───── Data for this exercise
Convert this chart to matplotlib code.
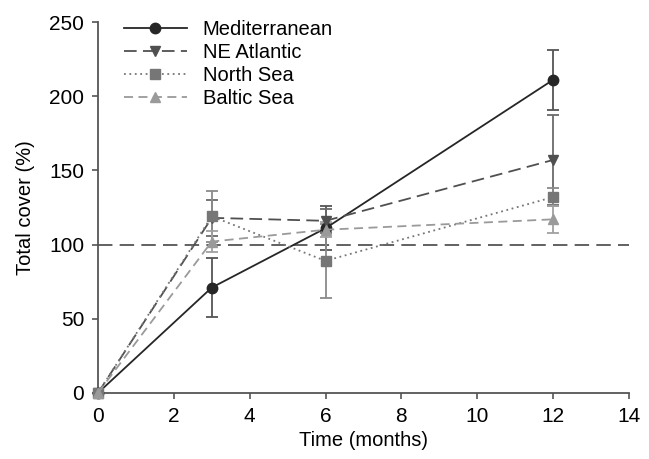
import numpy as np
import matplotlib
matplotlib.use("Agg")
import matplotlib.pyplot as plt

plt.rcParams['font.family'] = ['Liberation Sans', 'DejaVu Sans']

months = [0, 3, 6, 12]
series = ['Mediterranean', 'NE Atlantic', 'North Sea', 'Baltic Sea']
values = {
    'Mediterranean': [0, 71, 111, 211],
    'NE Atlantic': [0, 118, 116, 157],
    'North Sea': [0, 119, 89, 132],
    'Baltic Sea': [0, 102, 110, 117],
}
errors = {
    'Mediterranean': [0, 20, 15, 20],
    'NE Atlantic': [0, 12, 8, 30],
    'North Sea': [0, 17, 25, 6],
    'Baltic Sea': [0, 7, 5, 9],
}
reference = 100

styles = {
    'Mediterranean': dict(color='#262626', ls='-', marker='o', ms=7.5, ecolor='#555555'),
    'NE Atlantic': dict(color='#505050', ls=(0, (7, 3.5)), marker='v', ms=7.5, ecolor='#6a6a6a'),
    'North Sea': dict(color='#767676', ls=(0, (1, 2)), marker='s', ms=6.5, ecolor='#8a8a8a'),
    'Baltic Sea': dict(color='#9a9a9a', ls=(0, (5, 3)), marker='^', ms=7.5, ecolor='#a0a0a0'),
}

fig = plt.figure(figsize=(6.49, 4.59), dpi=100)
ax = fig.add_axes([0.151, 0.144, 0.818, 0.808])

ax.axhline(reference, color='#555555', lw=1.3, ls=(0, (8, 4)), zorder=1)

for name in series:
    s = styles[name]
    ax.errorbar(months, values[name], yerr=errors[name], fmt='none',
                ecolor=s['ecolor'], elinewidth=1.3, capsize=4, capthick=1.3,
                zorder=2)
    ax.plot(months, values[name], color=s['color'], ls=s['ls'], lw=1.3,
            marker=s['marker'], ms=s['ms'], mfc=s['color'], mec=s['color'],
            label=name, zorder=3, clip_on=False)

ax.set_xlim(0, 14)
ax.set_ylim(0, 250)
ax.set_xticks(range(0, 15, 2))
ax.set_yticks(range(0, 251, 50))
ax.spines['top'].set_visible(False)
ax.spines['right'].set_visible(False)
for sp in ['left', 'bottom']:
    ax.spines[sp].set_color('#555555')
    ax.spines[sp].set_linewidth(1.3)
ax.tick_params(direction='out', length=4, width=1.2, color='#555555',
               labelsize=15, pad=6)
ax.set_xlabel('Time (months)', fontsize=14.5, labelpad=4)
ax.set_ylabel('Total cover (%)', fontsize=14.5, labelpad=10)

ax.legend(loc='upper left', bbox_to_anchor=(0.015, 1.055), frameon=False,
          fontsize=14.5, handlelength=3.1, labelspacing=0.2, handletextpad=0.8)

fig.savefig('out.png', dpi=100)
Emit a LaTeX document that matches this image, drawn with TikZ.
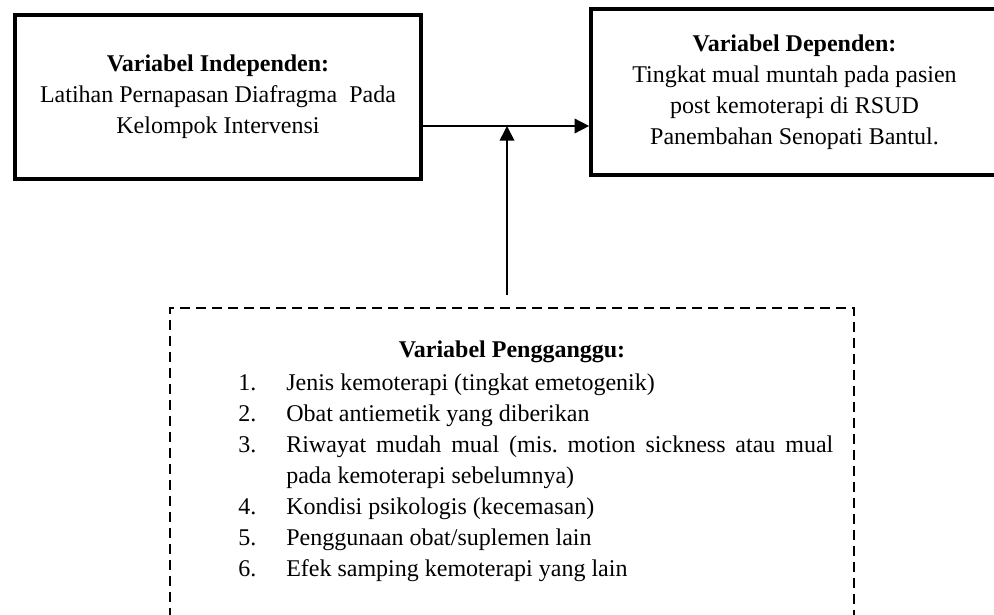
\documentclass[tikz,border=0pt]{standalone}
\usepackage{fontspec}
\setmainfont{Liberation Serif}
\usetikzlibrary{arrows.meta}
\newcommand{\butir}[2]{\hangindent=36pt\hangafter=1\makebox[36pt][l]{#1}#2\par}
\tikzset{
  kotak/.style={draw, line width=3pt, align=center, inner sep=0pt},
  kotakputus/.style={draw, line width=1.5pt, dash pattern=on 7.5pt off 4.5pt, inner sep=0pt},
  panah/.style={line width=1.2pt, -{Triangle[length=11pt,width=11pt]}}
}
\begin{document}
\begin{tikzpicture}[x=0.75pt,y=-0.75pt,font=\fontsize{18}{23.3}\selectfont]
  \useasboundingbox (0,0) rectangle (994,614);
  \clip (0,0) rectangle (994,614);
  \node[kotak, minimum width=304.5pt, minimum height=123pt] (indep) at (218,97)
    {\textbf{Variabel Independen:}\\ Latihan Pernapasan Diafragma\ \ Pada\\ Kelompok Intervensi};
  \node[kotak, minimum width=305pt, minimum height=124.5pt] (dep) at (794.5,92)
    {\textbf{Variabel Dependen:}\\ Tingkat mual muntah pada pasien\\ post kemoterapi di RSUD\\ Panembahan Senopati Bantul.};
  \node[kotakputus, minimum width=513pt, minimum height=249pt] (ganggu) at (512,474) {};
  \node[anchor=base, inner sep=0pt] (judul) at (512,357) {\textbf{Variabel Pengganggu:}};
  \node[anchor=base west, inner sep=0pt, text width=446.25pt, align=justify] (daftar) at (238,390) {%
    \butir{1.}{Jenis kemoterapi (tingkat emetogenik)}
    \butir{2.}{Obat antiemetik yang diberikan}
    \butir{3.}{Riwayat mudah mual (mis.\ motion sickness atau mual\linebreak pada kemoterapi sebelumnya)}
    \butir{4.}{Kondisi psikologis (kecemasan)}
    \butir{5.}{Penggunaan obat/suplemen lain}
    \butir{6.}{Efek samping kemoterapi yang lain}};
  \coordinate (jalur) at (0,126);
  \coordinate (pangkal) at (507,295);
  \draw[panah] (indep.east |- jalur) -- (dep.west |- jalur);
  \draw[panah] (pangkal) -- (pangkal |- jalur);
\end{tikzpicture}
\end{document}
──────────
◆ **Goal**:
Everything from the top line of the data down to and including the line with "plt.rcParams['font.family'] = ['Liberation" is to be copied, except the pictures.

◆ **Exercise output**:
Convert this chart to matplotlib code.
import numpy as np
import matplotlib
matplotlib.use("Agg")
import matplotlib.pyplot as plt

plt.rcParams['font.family'] = ['Liberation Sans', 'DejaVu Sans']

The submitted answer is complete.